A group of investors has sued a Utah accountant, a Connecticut businessman and others alleging they fraudulently took $5.3 million that was supposed to go into drilling oil and gas wells, and used it for other things, including a separate investment that lost millions and also may have been fraudulent.
The investors allege CPA Richard Bloomfield of Alpine used his knowledge of their business and personal finances, and the trust he had built up, to steer them into the oil and gas drilling investment that also was billed as a tax write-off, according to the lawsuit filed in 3rd District Court in Salt Lake City. The lawsuit also names Jonathan Feldman of Greenwich, Conn., owner of Patriot Exploration LLC and Millennium LLC.

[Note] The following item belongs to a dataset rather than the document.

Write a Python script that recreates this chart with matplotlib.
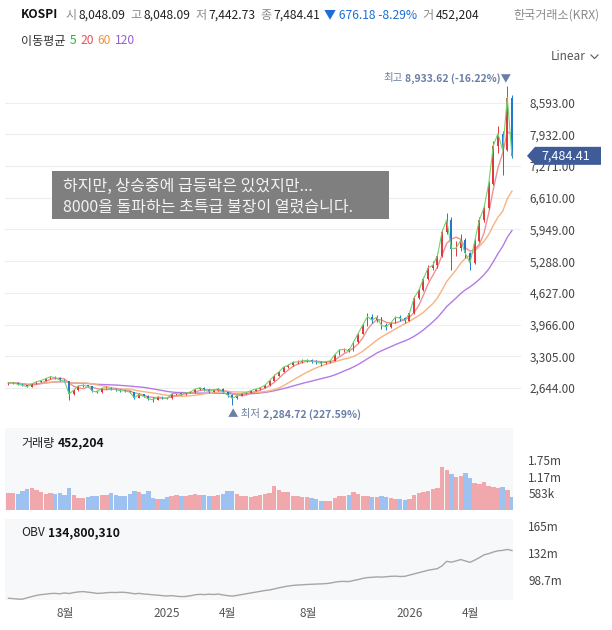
import numpy as np
import pandas as pd
import matplotlib
matplotlib.use("Agg")
import matplotlib.pyplot as plt
import matplotlib.dates as mdates
from matplotlib.patches import Rectangle, Polygon
from matplotlib.lines import Line2D

plt.rcParams['font.family'] = ['Noto Sans CJK KR', 'DejaVu Sans']

# ---- data (weekly bars, week of 2024-05-06 .. 2026-06-01) ----
week_start = '2024-05-08'
first_open = 2730
closes = [2750, 2754, 2720, 2700, 2671, 2730, 2775, 2800, 2840, 2880,
          2860, 2810, 2790, 2520, 2600, 2690, 2700, 2680, 2580, 2560,
          2640, 2650, 2620, 2610, 2590, 2580, 2560, 2440, 2510, 2470,
          2420, 2400, 2460, 2440, 2430, 2520, 2530, 2510, 2540, 2560,
          2620, 2650, 2600, 2570, 2600, 2630, 2560, 2500, 2430, 2480,
          2530, 2550, 2590, 2620, 2650, 2700, 2800, 2900, 2980, 3080,
          3120, 3180, 3190, 3210, 3220, 3200, 3190, 3160, 3190, 3210,
          3340, 3440, 3450, 3420, 3600, 3780, 3960, 4130, 4060, 4120,
          3950, 3920, 4000, 4120, 4100, 4050, 4200, 4520, 4680, 4920,
          5150, 5200, 5400, 5900, 6150, 5550, 5560, 5720, 5450, 5250,
          5700, 6150, 6400, 6900, 7700, 7950, 7600, 8700, 7484.41]
highs = [2760, 2775, 2760, 2730, 2710, 2740, 2790, 2820, 2850, 2896,
         2890, 2870, 2830, 2800, 2620, 2700, 2720, 2710, 2690, 2600,
         2650, 2680, 2660, 2640, 2620, 2610, 2590, 2570, 2530, 2520,
         2490, 2450, 2480, 2480, 2460, 2530, 2550, 2540, 2560, 2580,
         2630, 2670, 2660, 2620, 2620, 2650, 2640, 2570, 2510, 2500,
         2550, 2570, 2600, 2630, 2670, 2720, 2820, 2930, 3000, 3110,
         3150, 3200, 3220, 3250, 3250, 3240, 3220, 3210, 3210, 3230,
         3360, 3460, 3480, 3470, 3620, 3800, 3990, 4200, 4190, 4160,
         4130, 3990, 4030, 4150, 4160, 4120, 4230, 4560, 4720, 4960,
         5200, 5300, 5450, 5950, 6300, 6200, 5700, 5850, 5780, 5480,
         5750, 6200, 6480, 6950, 7800, 8100, 8000, 8933.62, 8750]
lows = [2715, 2730, 2700, 2680, 2660, 2665, 2720, 2765, 2790, 2830,
        2840, 2790, 2760, 2386, 2500, 2590, 2670, 2660, 2560, 2530,
        2550, 2620, 2600, 2590, 2570, 2560, 2540, 2420, 2430, 2450,
        2400, 2360, 2390, 2420, 2410, 2420, 2500, 2490, 2500, 2530,
        2550, 2610, 2580, 2550, 2560, 2590, 2540, 2460, 2284.72, 2420,
        2470, 2520, 2540, 2580, 2610, 2640, 2690, 2790, 2890, 2970,
        3060, 3110, 3150, 3170, 3180, 3170, 3150, 3100, 3140, 3170,
        3200, 3330, 3400, 3390, 3410, 3590, 3770, 3940, 4000, 4030,
        3880, 3850, 3900, 3990, 4050, 4000, 4040, 4190, 4500, 4670,
        4900, 5100, 5150, 5380, 5850, 5100, 5400, 5500, 5350, 5100,
        5230, 5680, 6100, 6380, 6880, 7550, 7080, 7580, 7442.73]
volumes_k = [580, 600, 560, 650, 720, 780, 700, 640, 560, 600,
             560, 590, 540, 760, 520, 420, 430, 450, 500, 480,
             520, 540, 600, 540, 480, 500, 560, 680, 620, 560,
             650, 420, 400, 380, 470, 500, 520, 480, 500, 540,
             560, 520, 540, 500, 480, 520, 560, 650, 680, 560,
             500, 480, 460, 500, 520, 560, 600, 850, 700, 640,
             620, 500, 480, 460, 440, 420, 400, 320, 300, 310,
             420, 480, 500, 520, 640, 560, 500, 480, 460, 450,
             480, 440, 420, 400, 370, 360, 400, 520, 600, 620,
             650, 720, 780, 1500, 1400, 1250, 1150, 1200, 1300, 1100,
             950, 900, 960, 850, 820, 780, 800, 700, 452.204]
obv_m = [76.0, 75.5, 75.0, 74.8, 76.5, 78.0, 79.5, 80.5, 81.0, 81.8,
         82.0, 81.5, 82.5, 81.8, 83.0, 83.8, 84.2, 83.5, 82.8, 82.0,
         82.2, 82.8, 83.2, 83.0, 83.4, 83.2, 82.5, 81.5, 82.0, 81.2,
         80.8, 80.2, 79.8, 79.2, 78.8, 79.2, 78.5, 78.0, 78.2, 79.0,
         80.2, 80.8, 80.5, 81.0, 80.6, 81.2, 80.0, 79.2, 78.6, 79.5,
         80.5, 81.5, 82.5, 83.5, 84.5, 85.5, 86.2, 87.5, 88.8, 90.0,
         91.0, 91.8, 92.3, 92.5, 93.0, 93.2, 93.5, 93.7, 94.0, 94.6,
         95.8, 96.6, 96.8, 96.5, 97.8, 99.0, 100.5, 101.5, 101.8, 102.3,
         102.0, 102.5, 103.0, 103.2, 102.8, 103.0, 104.5, 106.0, 107.5, 109.0,
         110.5, 111.5, 112.5, 116.0, 121.5, 120.5, 122.0, 123.7, 122.0, 120.3,
         123.0, 126.0, 129.5, 131.0, 133.0, 134.5, 135.0, 136.2, 134.8]

# last daily bar shown in the header
last_open, last_high, last_low, last_close = 8048.09, 8048.09, 7442.73, 7484.41
prev_close = 8160.59
last_volume = 452204
last_obv = 134800310

ma_days = [5, 20, 60, 120]
ma_text_colors = ['#2fae3a', '#e8505b', '#f0953a', '#9a5fd0']
ma_line_colors = ['#6fd46f', '#f29090', '#f6b47e', '#b47be6']

price_ticks = [2644, 3305, 3966, 4627, 5288, 5949, 6610, 7271, 7932, 8593]
vol_ticks = [583000, 1166667, 1750000]
vol_tick_labels = ['583k', '1.17m', '1.75m']
obv_ticks = [98.7e6, 132e6, 165e6]
obv_tick_labels = ['98.7m', '132m', '165m']
xtick_dates = ['2024-08-01', '2025-01-01', '2025-04-01', '2025-08-01', '2026-01-01', '2026-04-01']
xtick_labels = ['8월', '2025', '4월', '8월', '2026', '4월']
note_lines = ['하지만, 상승중에 급등락은 있었지만...', '8000을 돌파하는 초특급 불장이 열렸습니다.']

up_color = '#e0383e'
down_color = '#1f78d1'
vol_up = '#f0a0a5'
vol_down = '#93bdf0'
panel_bg = '#f7f8fa'
tick_color = '#444444'
mark_color = '#6b7ea8'

# ---- layout ----
W, H = 612, 630
fig = plt.figure(figsize=(W / 100, H / 100), dpi=100)
fig.patch.set_facecolor('white')


def fx(px):
    return px / W


def fy(py):
    return 1 - py / H


def px_axes(x0, y0, x1, y1):
    return fig.add_axes([x0 / W, 1 - y1 / H, (x1 - x0) / W, (y1 - y0) / H])


day0 = mdates.date2num(pd.Timestamp('2025-01-01'))


def px2num(px):
    return day0 + (px - 167) / 0.666


dates = pd.date_range(week_start, periods=len(closes), freq='7D')
xs = mdates.date2num(dates)
close = np.array(closes, float)
opens = np.r_[first_open, close[:-1]]
up = close >= opens

# main price panel
ax = px_axes(5, 68, 521, 428)
ax.set_xlim(px2num(5), px2num(521))
ax.set_ylim(2644 - 40 * 20.85, 2644 + 320 * 20.85)
for s in ax.spines.values():
    s.set_visible(False)
ax.set_yticks(price_ticks)
ax.set_yticklabels([f'{v:,.2f}' for v in price_ticks])
ax.yaxis.tick_right()
ax.tick_params(axis='y', length=0, pad=6, labelsize=8.5, labelcolor=tick_color)
ax.set_xticks([])
ax.grid(axis='y', color='#eeeeee', lw=0.8)
ax.set_axisbelow(True)

s_close = pd.Series(close)
for d, col in zip(ma_days[::-1], ma_line_colors[::-1]):
    ma = s_close.rolling(max(d // 5, 1), min_periods=1).mean()
    ax.plot(xs, ma, color=col, lw=1.0 if d > 5 else 0.8, zorder=2 if d > 5 else 5)

cc = np.where(up, up_color, down_color)
ax.vlines(xs, lows, highs, colors=cc, lw=0.7, zorder=3)
body = np.maximum(np.abs(close - opens), 12)
ax.bar(xs, body, bottom=np.minimum(opens, close), width=2.8, color=cc, linewidth=0, zorder=4)

# ---- text helpers ----
renderer = fig.canvas.get_renderer()


def text_run(x, y, pieces, size):
    for txt, col, weight, gap in pieces:
        t = fig.text(fx(x), fy(y), txt, color=col, fontsize=size, fontweight=weight,
                     ha='left', va='center')
        x += t.get_window_extent(renderer).width + gap
    return x


def text_run_right(x, y, pieces, size):
    # same pieces, laid out right to left so the run ends at x
    for txt, col, weight, gap in pieces[::-1]:
        x -= gap
        t = fig.text(fx(x), fy(y), txt, color=col, fontsize=size, fontweight=weight,
                     ha='right', va='center')
        x -= t.get_window_extent(renderer).width


# high / low markers
i_hi = int(np.argmax(highs))
i_lo = int(np.argmin(lows))
hi_pct = (last_close - highs[i_hi]) / highs[i_hi] * 100
lo_pct = (last_close - lows[i_lo]) / lows[i_lo] * 100
hx, hy = ax.transData.transform((xs[i_hi], highs[i_hi]))
text_run_right(hx + 4, H - hy - 8,
               [('최고', mark_color, 'normal', 3),
                (f'{highs[i_hi]:,.2f} ({hi_pct:.2f}%)▼', mark_color, 'bold', 0)], 7.5)
lx, ly = ax.transData.transform((xs[i_lo], lows[i_lo]))
text_run(lx - 4, H - ly + 9,
         [('▲ 최저', mark_color, 'normal', 3),
          (f'{lows[i_lo]:,.2f} ({lo_pct:.2f}%)', mark_color, 'bold', 0)], 7.5)

# volume panel
axv = px_axes(5, 428, 513, 510)
axv.set_facecolor(panel_bg)
axv.set_xlim(px2num(5), px2num(513))
axv.set_ylim(0, 82 * 34900)
vol = np.array(volumes_k) * 1000
axv.bar(xs, vol, width=6.6, color=np.where(up, vol_up, vol_down), linewidth=0, alpha=0.9)
axv.set_yticks(vol_ticks)
axv.set_yticklabels(vol_tick_labels)
axv.yaxis.tick_right()
axv.tick_params(axis='y', length=0, pad=11, labelsize=8.5, labelcolor=tick_color)
axv.set_xticks([])
for s in axv.spines.values():
    s.set_visible(False)

# OBV panel
axo = px_axes(5, 519, 513, 600)
axo.set_facecolor(panel_bg)
axo.set_xlim(px2num(5), px2num(513))
axo.set_ylim(98.7e6 - 20 * 1.244e6, 165e6 + 7 * 1.244e6)
axo.plot(xs, np.array(obv_m) * 1e6, color='#a6a6a6', lw=1.0)
axo.set_yticks(obv_ticks)
axo.set_yticklabels(obv_tick_labels)
axo.yaxis.tick_right()
axo.tick_params(axis='y', length=0, pad=11, labelsize=8.5, labelcolor=tick_color)
axo.set_xticks(mdates.date2num(pd.to_datetime(xtick_dates)))
axo.set_xticklabels(xtick_labels)
axo.tick_params(axis='x', length=0, pad=5, labelsize=8.5, labelcolor='#555555')
for s in axo.spines.values():
    s.set_visible(False)

# ---- header texts ----
gray, dark = '#8a8a8a', '#222222'
chg = last_close - prev_close
text_run(21, 15, [('KOSPI', '#111111', 'bold', 7),
                  ('시', gray, 'normal', 2), (f'{last_open:,.2f}', dark, 'normal', 5),
                  ('고', gray, 'normal', 2), (f'{last_high:,.2f}', dark, 'normal', 5),
                  ('저', gray, 'normal', 2), (f'{last_low:,.2f}', dark, 'normal', 5),
                  ('종', gray, 'normal', 2), (f'{last_close:,.2f}', dark, 'normal', 4),
                  (f'▼ {abs(chg):,.2f} {chg / prev_close * 100:.2f}%', '#1d6fd6', 'normal', 5),
                  ('거', gray, 'normal', 2), (f'{last_volume:,}', dark, 'normal', 0)], 8.7)
fig.text(fx(599), fy(15), '한국거래소(KRX)', color='#8a8a8a', fontsize=8.7, ha='right', va='center')

text_run(21, 41, [('이동평균', '#333333', 'normal', 4)] +
         [(str(d), c, 'normal', 4) for d, c in zip(ma_days, ma_text_colors)], 8.7)

fig.text(fx(586), fy(56), 'Linear', color='#555555', fontsize=8.5, ha='right', va='center')
fig.add_artist(Line2D([fx(591), fx(594.5), fx(598)], [fy(55), fy(58.5), fy(55)],
                      color='#666666', lw=0.9))

text_run(21, 443, [('거래량', dark, 'normal', 3), (f'{last_volume:,}', '#111111', 'bold', 0)], 8.7)
text_run(21, 533, [('OBV', dark, 'normal', 3), (f'{last_obv:,}', '#111111', 'bold', 0)], 8.7)

# note box
fig.add_artist(Rectangle((fx(52), fy(219)), fx(389) - fx(52), fy(171) - fy(219),
                         transform=fig.transFigure, facecolor='#7f7f7f', edgecolor='none'))
fig.text(fx(63), fy(186), note_lines[0], color='#f4f4f4', fontsize=11.5, ha='left', va='center')
fig.text(fx(63), fy(207), note_lines[1], color='#f4f4f4', fontsize=11.5, ha='left', va='center')

# last price tag
y_last = ax.transData.transform((0, last_close))[1]
ty = H - y_last
tag = [(527, ty), (535, ty - 9), (601, ty - 9), (601, ty + 9), (535, ty + 9)]
fig.add_artist(Polygon([(fx(a), fy(b)) for a, b in tag], closed=True, transform=fig.transFigure,
                       facecolor='#3f5b98', edgecolor='none'))
fig.text(fx(566), fy(ty), f'{last_close:,.2f}', color='white', fontsize=9, ha='center', va='center')

fig.savefig('out.png', dpi=100)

"In one of the partnerships the documentation clearly shows, to our mind, that the representations about what [Feldman] would do with the money from my clients and what he actually did with the money are very different," Loren Washburn, an attorney at Clyde Snow who represents the investors, said Wednesday.
Bloomfield, who hosts an online radio show on investing called "What About Wealth?", said he had not been served with the lawsuit and declined to comment. Feldman's attorney did not return an email seeking comment.

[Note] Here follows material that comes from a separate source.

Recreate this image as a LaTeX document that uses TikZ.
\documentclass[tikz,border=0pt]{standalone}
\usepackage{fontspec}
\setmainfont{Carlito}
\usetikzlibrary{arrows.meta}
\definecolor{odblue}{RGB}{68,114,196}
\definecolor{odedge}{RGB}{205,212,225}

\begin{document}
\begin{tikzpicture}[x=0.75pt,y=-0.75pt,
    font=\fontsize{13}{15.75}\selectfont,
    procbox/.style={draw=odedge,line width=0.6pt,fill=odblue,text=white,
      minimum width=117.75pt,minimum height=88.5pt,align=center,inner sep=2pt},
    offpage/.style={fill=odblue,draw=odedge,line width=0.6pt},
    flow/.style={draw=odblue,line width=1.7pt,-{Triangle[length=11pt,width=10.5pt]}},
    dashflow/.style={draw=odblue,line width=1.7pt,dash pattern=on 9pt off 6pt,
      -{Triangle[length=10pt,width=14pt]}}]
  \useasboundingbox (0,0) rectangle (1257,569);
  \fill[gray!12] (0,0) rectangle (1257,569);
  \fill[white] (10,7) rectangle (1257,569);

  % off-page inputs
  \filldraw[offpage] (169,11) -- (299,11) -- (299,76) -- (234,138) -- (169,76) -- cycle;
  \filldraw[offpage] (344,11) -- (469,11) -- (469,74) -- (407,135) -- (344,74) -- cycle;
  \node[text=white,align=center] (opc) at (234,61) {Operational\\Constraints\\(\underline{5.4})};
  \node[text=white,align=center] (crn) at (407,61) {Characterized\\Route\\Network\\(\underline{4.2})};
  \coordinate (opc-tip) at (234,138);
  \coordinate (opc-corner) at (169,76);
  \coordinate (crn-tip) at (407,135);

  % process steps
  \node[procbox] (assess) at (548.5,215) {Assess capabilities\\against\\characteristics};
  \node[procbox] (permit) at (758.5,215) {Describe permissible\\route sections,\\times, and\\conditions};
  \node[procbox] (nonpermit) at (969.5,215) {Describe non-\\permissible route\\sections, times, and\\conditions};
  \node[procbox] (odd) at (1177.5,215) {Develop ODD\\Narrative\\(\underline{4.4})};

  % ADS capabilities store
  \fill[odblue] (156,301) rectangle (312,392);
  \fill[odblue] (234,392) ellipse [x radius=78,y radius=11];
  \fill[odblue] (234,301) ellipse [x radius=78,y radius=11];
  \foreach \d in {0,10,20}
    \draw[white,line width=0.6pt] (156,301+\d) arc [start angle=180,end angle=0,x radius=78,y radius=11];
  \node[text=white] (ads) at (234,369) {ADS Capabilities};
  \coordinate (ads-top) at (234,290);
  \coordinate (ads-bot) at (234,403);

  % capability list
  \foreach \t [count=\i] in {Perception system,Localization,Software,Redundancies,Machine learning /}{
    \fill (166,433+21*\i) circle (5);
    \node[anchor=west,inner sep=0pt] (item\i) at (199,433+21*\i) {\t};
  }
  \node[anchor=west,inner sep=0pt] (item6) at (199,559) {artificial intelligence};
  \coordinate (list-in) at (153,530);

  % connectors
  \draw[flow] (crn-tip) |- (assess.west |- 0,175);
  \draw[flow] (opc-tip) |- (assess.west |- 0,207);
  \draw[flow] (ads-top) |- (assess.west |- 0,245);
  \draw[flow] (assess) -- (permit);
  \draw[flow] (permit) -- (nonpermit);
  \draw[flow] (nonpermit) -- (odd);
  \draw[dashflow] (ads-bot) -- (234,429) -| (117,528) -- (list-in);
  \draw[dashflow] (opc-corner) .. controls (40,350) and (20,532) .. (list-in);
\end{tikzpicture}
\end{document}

Feldman flew to Salt Lake City to meet with the investors after Bloomfield pitched it to them, the suit says. Bloomfield was the accountant for the investors' business, United First Financial, and for them personally, the complaint says. Suing are Skyler Witman of Draper, John Washenko of Draper, Jonathan Bonnette of Alpine, Matt Lovelady of Alpine and Don Jorgensen of Park City.
Bloomfield was not a licensed security broker, agent or adviser and failed to tell the four that he was receiving a substantial commission for their investments, the lawsuit alleges.
Feldman told the Utah investors their money would go to buy $100,000 units of oil and gas drilling partnerships, and that investors also were to guarantee a repayment of $150,000 notes from a company called 10 Century Finance. The partnerships would turn around and issue a note in the same amount to 10 Century, thereby creating what was supposed to be a rich tax write-off of as much as 90 percent of their actual investment, Feldman claimed, according to the lawsuit.
But the IRS has said such tax write-offs are questionable and is in a number of legal battles with Feldman over them, said Washburn.
Instead of putting investor money into drilling wells, in one case much it went to an speculative investment in a oil company called Sandridge Energy and was lost, the lawsuit says.
Feldman and his companies sued Sandridge a year ago, alleging the publicly traded company defrauded him.